The first part of the book is much more philosophical, while the second half of the book seems to dwell (almost maddeningly so) on botany, nature, and seemingly inconsequential experiments and measurements. At one point, Thoreau details how he spent hours and days looking at ice and bubbles within the ice and such—to the point where a reader might question whether the solitude was actually causing him to go crazy. This question gains momentum when you consider that he fantasizes about wars between rival ant gangs, but he recovers when he muses beautifully about children planting lilacs, being outlived by the flowers, and then having the lilacs go on to tell the story.

Many have credited “Walden” with being the first conservation book, an ode to the importance of nature and the outdoors. Indeed, he decries the “sport” of hunting and even killing other beings for food:

“No humane being, past the thoughtless age of boyhood, will wantonly murder any creature, which holds its life by the same tenure that he does. The hare in its extremity cries like a child.”

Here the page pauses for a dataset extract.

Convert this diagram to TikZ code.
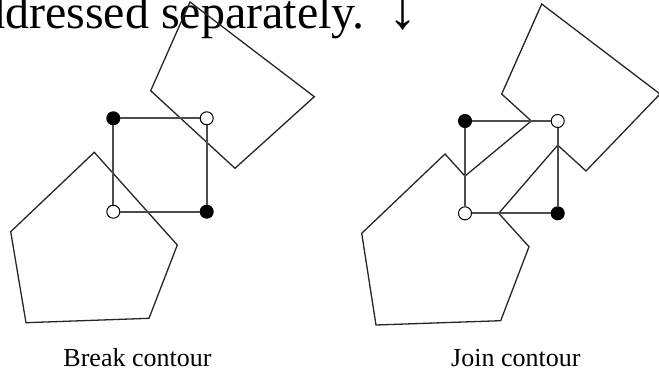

In addition to his effort to protect wildlife, he goes on to talk about the importance of communing with the great wide open and maintaining that connection to the land:

“We need the tonic of wilderness … At the same time that we are earnest to explore and learn all things, we require that all things be mysterious and unexplorable, that land and sea be infinitely wild, unsurveyed and unfathomed by us because unfathomable. We can never have enough of Nature.”

“ … For I was rich, if not in money, in sunny hours and summer days, and spent them lavishly; nor do I regret that I did not waste more of them in the workshop or the teacher’s desk.”



Thoreau is the author of many of my favorite quotes, particularly “The mass of men lead lives of quiet desperation.” Admittedly, some of “Walden” reads like a love story to artists -- “A farmer, a hunter, a soldier, a reporter, even a philosopher, may be daunted; but nothing can deter a poet, for he is actuated by pure love.” From that standpoint, I reacted strongly to his words about the profession of writing: “But the writer … speaks to the intellect and heart of mankind, to all in any age who can understand him … A written word is the choicest of relics. It is something at once more intimate with us and more universal than any other work of art. It is the work of art nearest to life itself.”

In many ways, his work is about the unquenchable drive for us to find the keys to life in someone else’s truth -- to discover something forgotten, something someone has already figured out, documented and then lost. In a way, some of us approach reading in the manner of expecting that if we read enough books, life may eventually make some sense to us. Thoreau asks, “How many a man has dated a new era in his life from the reading of a book? The books exists for us perchance which will explain our miracles and reveal new ones. The at-present unutterable things we may find somewhere uttered.”

So what did Thoreau truly learn in his escape into the woods and the lake? It depends on how you choose to read “Walden” and the life experiences you elect to call upon in deciding which aspects of the piece to highlight. After all, it’s part autobiography, part environmental essay, part rejection of society, part motivational book, part Luddite thesis, part celebration of life, part zoology textbook … and many other things as well. Even Thoreau himself seemed to recognize that he learned too much to share, distilling it down to a more general conclusion:

“I learned this, at least, by my experiment; that if one advances confidently in the direction of his dreams, and endeavors to live the life which he has imagined, he will meet with a success unexpected in common hours …
“If you have built castles in the air, your work need not be lost; that is where they should be. Now put the foundations under them.”